» What you need to do:
Quote all of the data below exactly, please.

#### Input material ####

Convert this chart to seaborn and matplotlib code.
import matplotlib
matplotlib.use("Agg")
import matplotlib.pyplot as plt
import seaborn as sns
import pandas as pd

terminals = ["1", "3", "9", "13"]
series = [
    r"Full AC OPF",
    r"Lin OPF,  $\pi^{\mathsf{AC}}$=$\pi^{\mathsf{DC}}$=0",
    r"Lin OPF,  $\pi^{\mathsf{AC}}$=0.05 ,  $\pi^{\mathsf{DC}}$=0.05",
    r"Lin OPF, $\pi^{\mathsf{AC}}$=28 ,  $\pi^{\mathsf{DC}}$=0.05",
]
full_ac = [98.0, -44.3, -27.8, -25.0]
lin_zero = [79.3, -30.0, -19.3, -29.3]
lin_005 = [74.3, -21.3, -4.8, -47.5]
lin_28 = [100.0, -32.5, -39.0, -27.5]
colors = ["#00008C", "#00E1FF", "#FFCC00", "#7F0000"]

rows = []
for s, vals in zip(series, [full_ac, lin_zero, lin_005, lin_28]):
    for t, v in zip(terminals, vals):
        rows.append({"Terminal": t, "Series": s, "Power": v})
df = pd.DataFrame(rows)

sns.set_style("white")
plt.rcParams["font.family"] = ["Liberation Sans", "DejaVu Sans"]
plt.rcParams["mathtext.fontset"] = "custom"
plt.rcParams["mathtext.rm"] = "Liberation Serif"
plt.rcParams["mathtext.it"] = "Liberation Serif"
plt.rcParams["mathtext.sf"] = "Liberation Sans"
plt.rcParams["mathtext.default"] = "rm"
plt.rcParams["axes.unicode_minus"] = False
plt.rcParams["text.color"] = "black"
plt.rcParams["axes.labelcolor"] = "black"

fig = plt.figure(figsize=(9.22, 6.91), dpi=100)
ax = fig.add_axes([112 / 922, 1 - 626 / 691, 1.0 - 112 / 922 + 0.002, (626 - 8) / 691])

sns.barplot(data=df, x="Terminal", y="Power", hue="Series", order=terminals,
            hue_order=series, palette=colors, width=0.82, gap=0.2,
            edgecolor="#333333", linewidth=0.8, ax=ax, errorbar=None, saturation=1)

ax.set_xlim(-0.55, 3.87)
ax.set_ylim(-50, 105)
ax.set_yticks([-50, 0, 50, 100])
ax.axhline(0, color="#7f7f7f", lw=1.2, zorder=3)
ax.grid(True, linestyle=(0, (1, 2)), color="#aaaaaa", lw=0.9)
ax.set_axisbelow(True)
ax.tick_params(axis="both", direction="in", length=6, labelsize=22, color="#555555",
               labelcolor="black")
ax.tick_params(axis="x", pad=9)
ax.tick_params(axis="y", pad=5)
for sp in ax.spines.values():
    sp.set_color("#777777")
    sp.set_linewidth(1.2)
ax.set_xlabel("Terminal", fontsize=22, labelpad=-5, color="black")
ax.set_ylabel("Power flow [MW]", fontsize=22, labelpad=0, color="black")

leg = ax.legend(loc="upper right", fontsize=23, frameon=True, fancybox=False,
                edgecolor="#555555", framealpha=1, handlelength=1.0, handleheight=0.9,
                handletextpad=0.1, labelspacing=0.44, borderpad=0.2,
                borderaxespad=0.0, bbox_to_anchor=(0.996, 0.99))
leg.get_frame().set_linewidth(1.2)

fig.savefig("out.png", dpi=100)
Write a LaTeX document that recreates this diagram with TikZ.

####

» Final answer:
Convert this chart to seaborn and matplotlib code.
import matplotlib
matplotlib.use("Agg")
import matplotlib.pyplot as plt
import seaborn as sns
import pandas as pd

terminals = ["1", "3", "9", "13"]
series = [
    r"Full AC OPF",
    r"Lin OPF,  $\pi^{\mathsf{AC}}$=$\pi^{\mathsf{DC}}$=0",
    r"Lin OPF,  $\pi^{\mathsf{AC}}$=0.05 ,  $\pi^{\mathsf{DC}}$=0.05",
    r"Lin OPF, $\pi^{\mathsf{AC}}$=28 ,  $\pi^{\mathsf{DC}}$=0.05",
]
full_ac = [98.0, -44.3, -27.8, -25.0]
lin_zero = [79.3, -30.0, -19.3, -29.3]
lin_005 = [74.3, -21.3, -4.8, -47.5]
lin_28 = [100.0, -32.5, -39.0, -27.5]
colors = ["#00008C", "#00E1FF", "#FFCC00", "#7F0000"]

rows = []
for s, vals in zip(series, [full_ac, lin_zero, lin_005, lin_28]):
    for t, v in zip(terminals, vals):
        rows.append({"Terminal": t, "Series": s, "Power": v})
df = pd.DataFrame(rows)

sns.set_style("white")
plt.rcParams["font.family"] = ["Liberation Sans", "DejaVu Sans"]
plt.rcParams["mathtext.fontset"] = "custom"
plt.rcParams["mathtext.rm"] = "Liberation Serif"
plt.rcParams["mathtext.it"] = "Liberation Serif"
plt.rcParams["mathtext.sf"] = "Liberation Sans"
plt.rcParams["mathtext.default"] = "rm"
plt.rcParams["axes.unicode_minus"] = False
plt.rcParams["text.color"] = "black"
plt.rcParams["axes.labelcolor"] = "black"

fig = plt.figure(figsize=(9.22, 6.91), dpi=100)
ax = fig.add_axes([112 / 922, 1 - 626 / 691, 1.0 - 112 / 922 + 0.002, (626 - 8) / 691])

sns.barplot(data=df, x="Terminal", y="Power", hue="Series", order=terminals,
            hue_order=series, palette=colors, width=0.82, gap=0.2,
            edgecolor="#333333", linewidth=0.8, ax=ax, errorbar=None, saturation=1)

ax.set_xlim(-0.55, 3.87)
ax.set_ylim(-50, 105)
ax.set_yticks([-50, 0, 50, 100])
ax.axhline(0, color="#7f7f7f", lw=1.2, zorder=3)
ax.grid(True, linestyle=(0, (1, 2)), color="#aaaaaa", lw=0.9)
ax.set_axisbelow(True)
ax.tick_params(axis="both", direction="in", length=6, labelsize=22, color="#555555",
               labelcolor="black")
ax.tick_params(axis="x", pad=9)
ax.tick_params(axis="y", pad=5)
for sp in ax.spines.values():
    sp.set_color("#777777")
    sp.set_linewidth(1.2)
ax.set_xlabel("Terminal", fontsize=22, labelpad=-5, color="black")
ax.set_ylabel("Power flow [MW]", fontsize=22, labelpad=0, color="black")

leg = ax.legend(loc="upper right", fontsize=23, frameon=True, fancybox=False,
                edgecolor="#555555", framealpha=1, handlelength=1.0, handleheight=0.9,
                handletextpad=0.1, labelspacing=0.44, borderpad=0.2,
                borderaxespad=0.0, bbox_to_anchor=(0.996, 0.99))
leg.get_frame().set_linewidth(1.2)

fig.savefig("out.png", dpi=100)
Write a LaTeX document that recreates this diagram with TikZ.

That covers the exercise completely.